Below are some records. Retype exactly the lines from the one containing "Write a LaTeX" through the one containing "(0,0) rectangle (18.26,-12.34);", both included, skipping every picture.

### Records
══════
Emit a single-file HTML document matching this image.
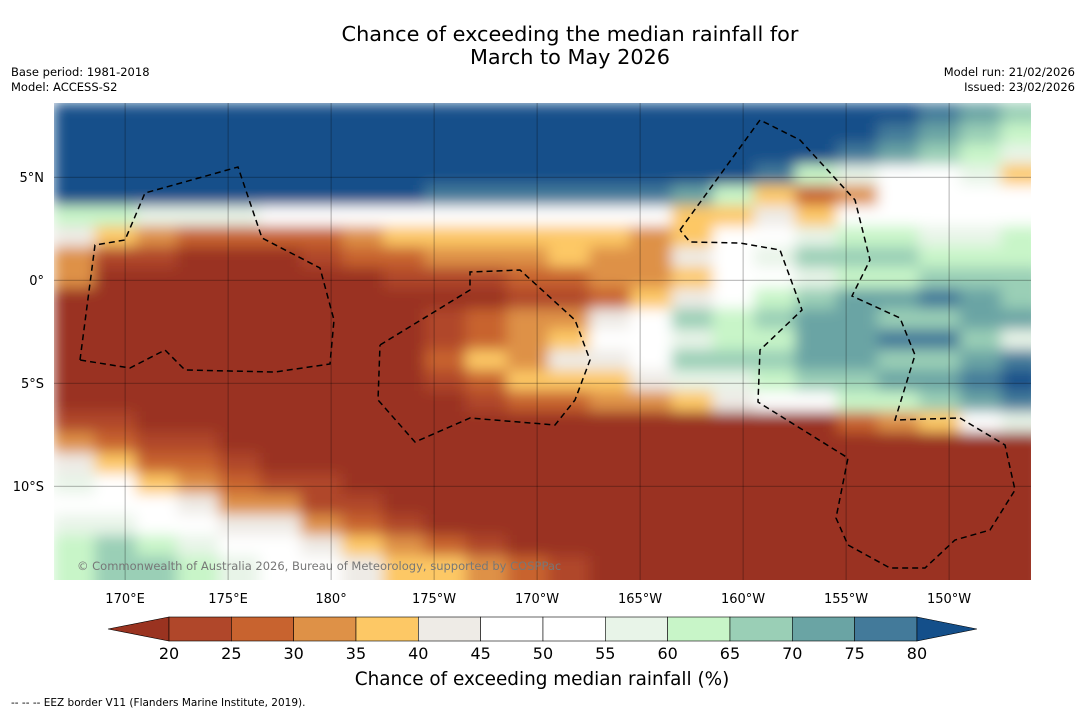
══════
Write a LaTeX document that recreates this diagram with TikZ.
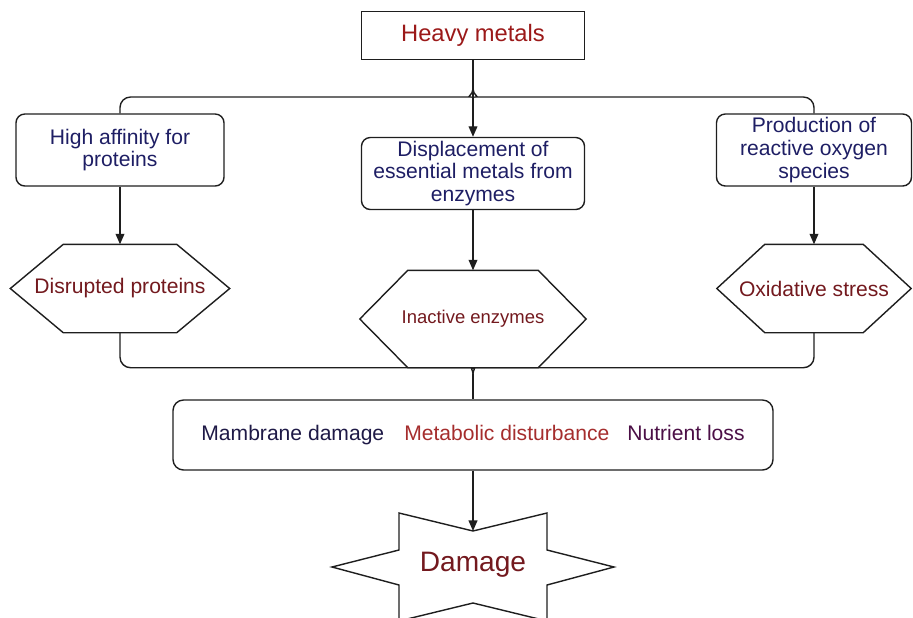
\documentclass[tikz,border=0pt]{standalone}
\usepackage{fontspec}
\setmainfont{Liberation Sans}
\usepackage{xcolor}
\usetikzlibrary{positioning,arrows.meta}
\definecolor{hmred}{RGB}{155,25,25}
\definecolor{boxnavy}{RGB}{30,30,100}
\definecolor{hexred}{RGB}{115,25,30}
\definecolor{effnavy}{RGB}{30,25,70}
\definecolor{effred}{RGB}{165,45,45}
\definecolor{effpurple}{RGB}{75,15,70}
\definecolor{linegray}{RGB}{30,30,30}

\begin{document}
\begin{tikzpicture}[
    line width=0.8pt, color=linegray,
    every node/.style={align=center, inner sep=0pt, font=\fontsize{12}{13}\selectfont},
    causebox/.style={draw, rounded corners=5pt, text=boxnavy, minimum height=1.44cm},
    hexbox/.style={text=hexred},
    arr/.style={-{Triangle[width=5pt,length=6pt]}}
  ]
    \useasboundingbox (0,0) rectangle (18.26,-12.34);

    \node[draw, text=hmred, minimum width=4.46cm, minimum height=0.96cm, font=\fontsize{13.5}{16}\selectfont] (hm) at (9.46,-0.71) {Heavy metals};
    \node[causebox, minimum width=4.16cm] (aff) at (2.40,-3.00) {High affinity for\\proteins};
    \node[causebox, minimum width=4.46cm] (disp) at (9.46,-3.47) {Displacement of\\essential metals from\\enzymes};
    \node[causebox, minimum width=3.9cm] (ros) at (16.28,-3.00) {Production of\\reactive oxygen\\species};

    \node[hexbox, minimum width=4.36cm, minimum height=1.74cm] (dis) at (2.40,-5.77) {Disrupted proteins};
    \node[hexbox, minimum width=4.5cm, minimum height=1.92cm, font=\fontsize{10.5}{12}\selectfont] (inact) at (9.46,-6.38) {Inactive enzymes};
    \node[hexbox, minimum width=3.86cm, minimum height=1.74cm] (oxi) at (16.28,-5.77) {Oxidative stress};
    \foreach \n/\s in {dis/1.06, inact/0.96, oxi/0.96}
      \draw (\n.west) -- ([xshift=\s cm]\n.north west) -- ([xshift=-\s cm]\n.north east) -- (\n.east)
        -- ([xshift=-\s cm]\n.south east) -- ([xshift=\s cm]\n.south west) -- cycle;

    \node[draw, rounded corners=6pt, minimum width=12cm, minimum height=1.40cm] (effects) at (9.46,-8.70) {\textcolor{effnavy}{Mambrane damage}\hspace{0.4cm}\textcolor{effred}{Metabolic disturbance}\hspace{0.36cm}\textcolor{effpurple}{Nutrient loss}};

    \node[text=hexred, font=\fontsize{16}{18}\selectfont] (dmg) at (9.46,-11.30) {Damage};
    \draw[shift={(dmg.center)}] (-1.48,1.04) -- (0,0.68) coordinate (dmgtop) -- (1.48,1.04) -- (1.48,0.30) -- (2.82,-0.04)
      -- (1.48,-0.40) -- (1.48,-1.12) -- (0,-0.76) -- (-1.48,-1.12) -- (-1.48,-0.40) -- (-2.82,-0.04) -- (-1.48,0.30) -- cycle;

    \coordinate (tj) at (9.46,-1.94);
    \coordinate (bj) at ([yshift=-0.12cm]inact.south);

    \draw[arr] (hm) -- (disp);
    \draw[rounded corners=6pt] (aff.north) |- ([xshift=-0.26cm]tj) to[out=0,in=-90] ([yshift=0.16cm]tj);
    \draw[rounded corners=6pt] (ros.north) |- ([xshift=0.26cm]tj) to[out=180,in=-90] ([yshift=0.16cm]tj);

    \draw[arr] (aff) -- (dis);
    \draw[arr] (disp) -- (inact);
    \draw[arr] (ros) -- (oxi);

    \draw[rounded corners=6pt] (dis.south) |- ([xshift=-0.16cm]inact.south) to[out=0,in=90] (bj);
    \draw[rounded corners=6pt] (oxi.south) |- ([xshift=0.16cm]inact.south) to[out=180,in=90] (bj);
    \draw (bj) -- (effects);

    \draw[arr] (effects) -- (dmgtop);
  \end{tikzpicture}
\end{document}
══════
### Written answer
Write a LaTeX document that recreates this diagram with TikZ.
\documentclass[tikz,border=0pt]{standalone}
\usepackage{fontspec}
\setmainfont{Liberation Sans}
\usepackage{xcolor}
\usetikzlibrary{positioning,arrows.meta}
\definecolor{hmred}{RGB}{155,25,25}
\definecolor{boxnavy}{RGB}{30,30,100}
\definecolor{hexred}{RGB}{115,25,30}
\definecolor{effnavy}{RGB}{30,25,70}
\definecolor{effred}{RGB}{165,45,45}
\definecolor{effpurple}{RGB}{75,15,70}
\definecolor{linegray}{RGB}{30,30,30}

\begin{document}
\begin{tikzpicture}[
    line width=0.8pt, color=linegray,
    every node/.style={align=center, inner sep=0pt, font=\fontsize{12}{13}\selectfont},
    causebox/.style={draw, rounded corners=5pt, text=boxnavy, minimum height=1.44cm},
    hexbox/.style={text=hexred},
    arr/.style={-{Triangle[width=5pt,length=6pt]}}
  ]
    \useasboundingbox (0,0) rectangle (18.26,-12.34);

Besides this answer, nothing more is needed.